By the end of Q1 2018, the team successfully migrated Jenkins Master to run natively on Kubernetes and also collaborated on the
Jenkins Kubernetes Plugin to manage the lifecycle of workers. "We’re currently building the entire Pinterest JVM stack (one of the larger monorepos at Pinterest which was recently bazelized) on this new cluster," says Benedict. "At peak, we run thousands of pods on a few hundred nodes. Overall, by moving to Kubernetes the team was able to build on-demand scaling and new failover policies, in addition to simplifying the overall deployment and management of a complicated piece of infrastructure such as Jenkins. We not only saw reduced build times but also huge efficiency wins. For instance, the team reclaimed over 80 percent of capacity during non-peak hours. As a result, the Jenkins Kubernetes cluster now uses 30 percent less instance-hours per-day when compared to the previous static cluster."
"We are in the position to run things at scale, in a public cloud environment, and test things out in way that a lot of people might not be able to do."
— MICHEAL BENEDICT, PRODUCT MANAGER FOR THE CLOUD AND THE DATA INFRASTRUCTURE GROUP AT PINTEREST
Benedict points to a "pretty robust roadmap" going forward. In addition to the Pinterest big data team’s experiments with Spark on Kubernetes, the company collaborated with Amazon’s EKS team on an ENI/CNI plug in.
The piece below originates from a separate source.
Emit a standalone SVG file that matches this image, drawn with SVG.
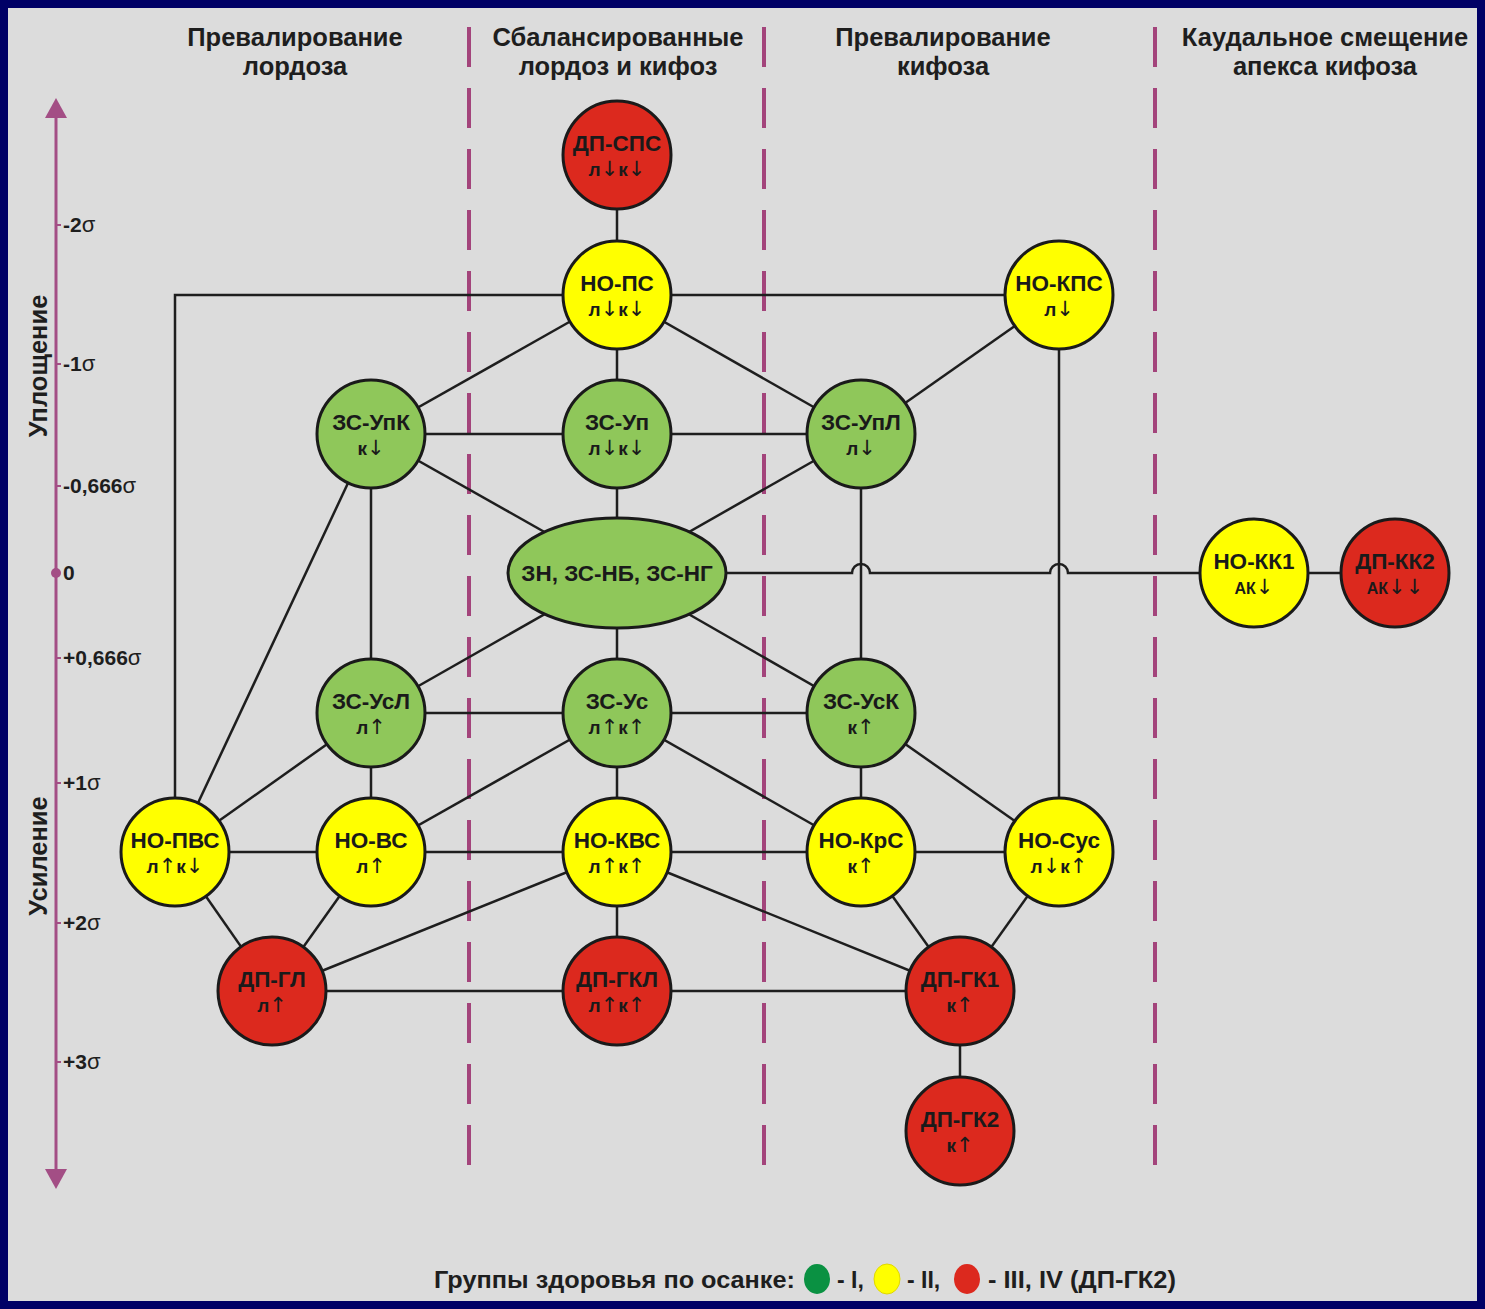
<svg xmlns="http://www.w3.org/2000/svg" width="1485" height="1309" viewBox="0 0 1485 1309">
<style>
.hd{font-family:"Liberation Sans",Arial,sans-serif;font-weight:bold;font-size:25.5px;fill:#1e1e1e;text-anchor:middle}
.ax{font-family:"Liberation Sans",Arial,sans-serif;font-weight:bold;font-size:21px;fill:#1e1e1e}
.sg{font-weight:normal;font-size:22px}
.vl{font-family:"Liberation Sans",Arial,sans-serif;font-weight:bold;font-size:25.5px;fill:#1e1e1e;text-anchor:middle}
.n circle,.n ellipse{stroke:#1a1a1a;stroke-width:3}
.g{fill:#8fc75a}.y{fill:#ffff00}.r{fill:#dc291e}
.t1{font-family:"Liberation Sans",Arial,sans-serif;font-weight:bold;font-size:22.5px;fill:#1a1a1a;text-anchor:middle}
.t2{font-family:"Liberation Sans",Arial,sans-serif;font-weight:bold;font-size:19px;fill:#1a1a1a;text-anchor:middle}
.t3{font-family:"Liberation Sans",Arial,sans-serif;font-weight:bold;font-size:16px;fill:#1a1a1a;text-anchor:middle}
.a{font-weight:normal;font-family:"DejaVu Sans",sans-serif;font-size:21px}
.e{stroke:#1e1e1e;stroke-width:2.5;fill:none}
.dash{stroke:#a3447b;stroke-width:4;stroke-dasharray:40 21}
.lg{font-family:"Liberation Sans",Arial,sans-serif;font-weight:bold;font-size:23px;fill:#1e1e1e}
</style>
<rect x="0" y="0" width="1485" height="1309" fill="#000066"/>
<rect x="8" y="8" width="1469" height="1293" fill="#dcdcdc"/>

<g id="headers">
<text class="hd" x="295" y="46">Превалирование</text>
<text class="hd" x="295" y="75">лордоза</text>
<text class="hd" x="618" y="46">Сбалансированные</text>
<text class="hd" x="618" y="75">лордоз и кифоз</text>
<text class="hd" x="943" y="46">Превалирование</text>
<text class="hd" x="943" y="75">кифоза</text>
<text class="hd" x="1325" y="46">Каудальное смещение</text>
<text class="hd" x="1325" y="75">апекса кифоза</text>
</g>

<g id="dividers">
<line class="dash" x1="469" y1="27" x2="469" y2="1165"/>
<line class="dash" x1="764" y1="27" x2="764" y2="1165"/>
<line class="dash" x1="1155" y1="27" x2="1155" y2="1165"/>
</g>

<g id="axis">
<line x1="56" y1="112" x2="56" y2="1175" stroke="#a34e85" stroke-width="3"/>
<polygon points="56,98 45,118 67,118" fill="#a34e85"/>
<polygon points="56,1189 45,1169 67,1169" fill="#a34e85"/>
<circle cx="56" cy="573" r="5" fill="#a34e85"/>
<g stroke="#a34e85" stroke-width="2">
<line x1="56" y1="225" x2="61" y2="225"/>
<line x1="56" y1="364" x2="61" y2="364"/>
<line x1="56" y1="486" x2="61" y2="486"/>
<line x1="56" y1="658" x2="61" y2="658"/>
<line x1="56" y1="783" x2="61" y2="783"/>
<line x1="56" y1="923" x2="61" y2="923"/>
<line x1="56" y1="1062" x2="61" y2="1062"/>
</g>
<text class="ax" x="63" y="232">-2<tspan class="sg">σ</tspan></text>
<text class="ax" x="63" y="371">-1<tspan class="sg">σ</tspan></text>
<text class="ax" x="63" y="493">-0,666<tspan class="sg">σ</tspan></text>
<text class="ax" x="63" y="580">0</text>
<text class="ax" x="63" y="665">+0,666<tspan class="sg">σ</tspan></text>
<text class="ax" x="63" y="790">+1<tspan class="sg">σ</tspan></text>
<text class="ax" x="63" y="930">+2<tspan class="sg">σ</tspan></text>
<text class="ax" x="63" y="1069">+3<tspan class="sg">σ</tspan></text>
<text class="vl" transform="translate(47,366) rotate(-90)">Уплощение</text>
<text class="vl" transform="translate(47,856) rotate(-90)">Усиление</text>
</g>

<g id="connectors">
<line class="e" x1="617" y1="155" x2="617" y2="295"/>
<line class="e" x1="617" y1="295" x2="1059" y2="295"/>
<polyline class="e" points="617,295 175,295 175,852"/>
<line class="e" x1="617" y1="295" x2="371" y2="434"/>
<line class="e" x1="617" y1="295" x2="617" y2="434"/>
<line class="e" x1="617" y1="295" x2="861" y2="434"/>
<line class="e" x1="1059" y1="295" x2="861" y2="434"/>
<line class="e" x1="1059" y1="295" x2="1059" y2="852"/>
<line class="e" x1="371" y1="434" x2="861" y2="434"/>
<line class="e" x1="371" y1="434" x2="617" y2="573"/>
<line class="e" x1="617" y1="434" x2="617" y2="573"/>
<line class="e" x1="861" y1="434" x2="617" y2="573"/>
<line class="e" x1="371" y1="434" x2="371" y2="713"/>
<line class="e" x1="371" y1="434" x2="175" y2="852"/>
<line class="e" x1="861" y1="434" x2="861" y2="713"/>
<path class="e" d="M617,573 H852 A9,9 0 0 1 870,573 H1050 A9,9 0 0 1 1068,573 H1395"/>
<line class="e" x1="617" y1="573" x2="371" y2="713"/>
<line class="e" x1="617" y1="573" x2="617" y2="713"/>
<line class="e" x1="617" y1="573" x2="861" y2="713"/>
<line class="e" x1="371" y1="713" x2="861" y2="713"/>
<line class="e" x1="371" y1="713" x2="175" y2="852"/>
<line class="e" x1="371" y1="713" x2="371" y2="852"/>
<line class="e" x1="617" y1="713" x2="371" y2="852"/>
<line class="e" x1="617" y1="713" x2="617" y2="852"/>
<line class="e" x1="617" y1="713" x2="861" y2="852"/>
<line class="e" x1="861" y1="713" x2="861" y2="852"/>
<line class="e" x1="861" y1="713" x2="1059" y2="852"/>
<line class="e" x1="175" y1="852" x2="1059" y2="852"/>
<line class="e" x1="175" y1="852" x2="272" y2="991"/>
<line class="e" x1="371" y1="852" x2="272" y2="991"/>
<line class="e" x1="617" y1="852" x2="272" y2="991"/>
<line class="e" x1="617" y1="852" x2="617" y2="991"/>
<line class="e" x1="617" y1="852" x2="960" y2="991"/>
<line class="e" x1="861" y1="852" x2="960" y2="991"/>
<line class="e" x1="1059" y1="852" x2="960" y2="991"/>
<line class="e" x1="272" y1="991" x2="960" y2="991"/>
<line class="e" x1="960" y1="991" x2="960" y2="1131"/>
</g>

<g id="n-dp-sps" class="n"><circle class="r" cx="617" cy="155" r="54"/><text class="t1" x="617" y="151">ДП-СПС</text><text class="t2" x="617" y="176">л<tspan class="a">↓</tspan>к<tspan class="a">↓</tspan></text></g>
<g id="n-no-ps" class="n"><circle class="y" cx="617" cy="295" r="54"/><text class="t1" x="617" y="291">НО-ПС</text><text class="t2" x="617" y="316">л<tspan class="a">↓</tspan>к<tspan class="a">↓</tspan></text></g>
<g id="n-no-kps" class="n"><circle class="y" cx="1059" cy="295" r="54"/><text class="t1" x="1059" y="291">НО-КПС</text><text class="t2" x="1059" y="316">л<tspan class="a">↓</tspan></text></g>
<g id="n-zs-upk" class="n"><circle class="g" cx="371" cy="434" r="54"/><text class="t1" x="371" y="430">ЗС-УпК</text><text class="t2" x="371" y="455">к<tspan class="a">↓</tspan></text></g>
<g id="n-zs-up" class="n"><circle class="g" cx="617" cy="434" r="54"/><text class="t1" x="617" y="430">ЗС-Уп</text><text class="t2" x="617" y="455">л<tspan class="a">↓</tspan>к<tspan class="a">↓</tspan></text></g>
<g id="n-zs-upl" class="n"><circle class="g" cx="861" cy="434" r="54"/><text class="t1" x="861" y="430">ЗС-УпЛ</text><text class="t2" x="861" y="455">л<tspan class="a">↓</tspan></text></g>
<g id="n-zn" class="n"><ellipse class="g" cx="617" cy="573" rx="109" ry="55"/><text class="t1" x="617" y="581">ЗН, ЗС-НБ, ЗС-НГ</text></g>
<g id="n-no-kk1" class="n"><circle class="y" cx="1254" cy="573" r="54"/><text class="t1" x="1254" y="569">НО-КК1</text><text class="t3" x="1254" y="594">АК<tspan class="a">↓</tspan></text></g>
<g id="n-dp-kk2" class="n"><circle class="r" cx="1395" cy="573" r="54"/><text class="t1" x="1395" y="569">ДП-КК2</text><text class="t3" x="1395" y="594">АК<tspan class="a">↓↓</tspan></text></g>
<g id="n-zs-usl" class="n"><circle class="g" cx="371" cy="713" r="54"/><text class="t1" x="371" y="709">ЗС-УсЛ</text><text class="t2" x="371" y="734">л<tspan class="a">↑</tspan></text></g>
<g id="n-zs-us" class="n"><circle class="g" cx="617" cy="713" r="54"/><text class="t1" x="617" y="709">ЗС-Ус</text><text class="t2" x="617" y="734">л<tspan class="a">↑</tspan>к<tspan class="a">↑</tspan></text></g>
<g id="n-zs-usk" class="n"><circle class="g" cx="861" cy="713" r="54"/><text class="t1" x="861" y="709">ЗС-УсК</text><text class="t2" x="861" y="734">к<tspan class="a">↑</tspan></text></g>
<g id="n-no-pvs" class="n"><circle class="y" cx="175" cy="852" r="54"/><text class="t1" x="175" y="848">НО-ПВС</text><text class="t2" x="175" y="873">л<tspan class="a">↑</tspan>к<tspan class="a">↓</tspan></text></g>
<g id="n-no-vs" class="n"><circle class="y" cx="371" cy="852" r="54"/><text class="t1" x="371" y="848">НО-ВС</text><text class="t2" x="371" y="873">л<tspan class="a">↑</tspan></text></g>
<g id="n-no-kvs" class="n"><circle class="y" cx="617" cy="852" r="54"/><text class="t1" x="617" y="848">НО-КВС</text><text class="t2" x="617" y="873">л<tspan class="a">↑</tspan>к<tspan class="a">↑</tspan></text></g>
<g id="n-no-krs" class="n"><circle class="y" cx="861" cy="852" r="54"/><text class="t1" x="861" y="848">НО-КрС</text><text class="t2" x="861" y="873">к<tspan class="a">↑</tspan></text></g>
<g id="n-no-sus" class="n"><circle class="y" cx="1059" cy="852" r="54"/><text class="t1" x="1059" y="848">НО-Сус</text><text class="t2" x="1059" y="873">л<tspan class="a">↓</tspan>к<tspan class="a">↑</tspan></text></g>
<g id="n-dp-gl" class="n"><circle class="r" cx="272" cy="991" r="54"/><text class="t1" x="272" y="987">ДП-ГЛ</text><text class="t2" x="272" y="1012">л<tspan class="a">↑</tspan></text></g>
<g id="n-dp-gkl" class="n"><circle class="r" cx="617" cy="991" r="54"/><text class="t1" x="617" y="987">ДП-ГКЛ</text><text class="t2" x="617" y="1012">л<tspan class="a">↑</tspan>к<tspan class="a">↑</tspan></text></g>
<g id="n-dp-gk1" class="n"><circle class="r" cx="960" cy="991" r="54"/><text class="t1" x="960" y="987">ДП-ГК1</text><text class="t2" x="960" y="1012">к<tspan class="a">↑</tspan></text></g>
<g id="n-dp-gk2" class="n"><circle class="r" cx="960" cy="1131" r="54"/><text class="t1" x="960" y="1127">ДП-ГК2</text><text class="t2" x="960" y="1152">к<tspan class="a">↑</tspan></text></g>

<g id="legend">
<text class="lg" x="434" y="1288" textLength="361" lengthAdjust="spacingAndGlyphs">Группы здоровья по осанке:</text>
<ellipse cx="817" cy="1279" rx="13" ry="15" fill="#0a9142"/>
<text class="lg" x="837" y="1288">- I,</text>
<ellipse cx="887" cy="1279" rx="13" ry="15" fill="#ffff00" stroke="#e0d800" stroke-width="1"/>
<text class="lg" x="907" y="1288">- II,</text>
<ellipse cx="967" cy="1279" rx="13" ry="15" fill="#dc291e"/>
<text class="lg" x="988" y="1288" textLength="188" lengthAdjust="spacingAndGlyphs">- III, IV (ДП-ГК2)</text>
</g>
</svg>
Once the Jenkins cluster is up and running out of dark mode, Benedict hopes to establish best practices, including having governance primitives established—including integration with the chargeback system—before moving on to migrating the next service. "We have a healthy pipeline of use-cases to be on-boarded. After Jenkins, we want to enable support for Tensorflow and Apache Spark. At some point, we aim to move the company’s monolithic API service. If we move that and understand the complexity around that, it builds our confidence," says Benedict. "It sets us up for migration of all our other services."
After years of being a cloud native pioneer, Pinterest is eager to share its ongoing journey. "We are in the position to run things at scale, in a public cloud environment, and test things out in way that a lot of people might not be able to do," says Benedict. "We’re in a great position to contribute back some of those learnings."